🔍 Rabin-Karp Algorithm

Ever tried finding a word in a huge chunk of text and thought,
There has to be a faster way than checking every single character!😩
Enter the Rabin-Karp Algorithm — a smart and efficient way to search for patterns in strings using a clever trick called rolling hash 🪄
Let’s break it down step by step — no jargon, no confusion, just clarity and fun. 🧠✨
🤔 The Problem
You’re given:
Text → "geeksforgeeks"
Pattern → "geek"
And your task is to find all positions where the pattern appears in the text.
✅ Expected Output:
[1, 9] // Using 1-based indexing (because humans count from 1 😅)

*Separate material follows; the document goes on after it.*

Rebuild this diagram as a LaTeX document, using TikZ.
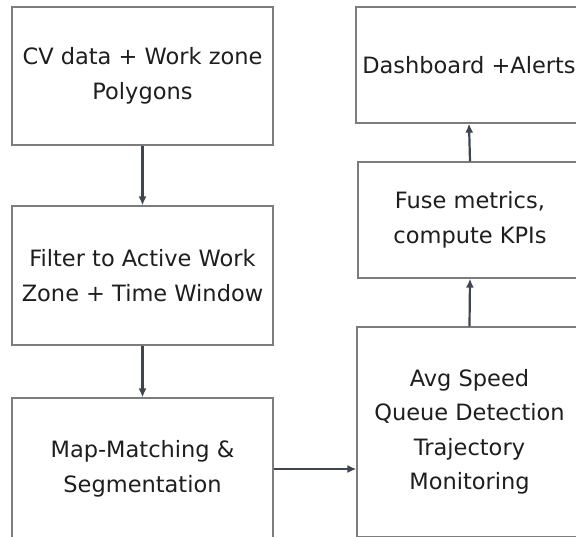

🧠 The Big Idea (Why Rabin-Karp Is Smart?)
Instead of comparing every letter of the pattern with every possible substring of the text, what if we could:
1.Convert the pattern into a number (hash)
2.Convert parts of the text into numbers too
3.Compare those numbers instead of characters
→ Much faster than checking each letter!
If the hashes match, we double-check the actual characters — just to be sure (because different strings can sometimes have the same hash — that's called a collision).

🔢 What's a Hash Anyway?
Think of a hash as a string’s fingerprint:
Same strings → same hash
Different strings → usually different hashes
Rabin-Karp uses a rolling hash, which is just a clever way of updating the hash as we move through the text, without recalculating everything from scratch.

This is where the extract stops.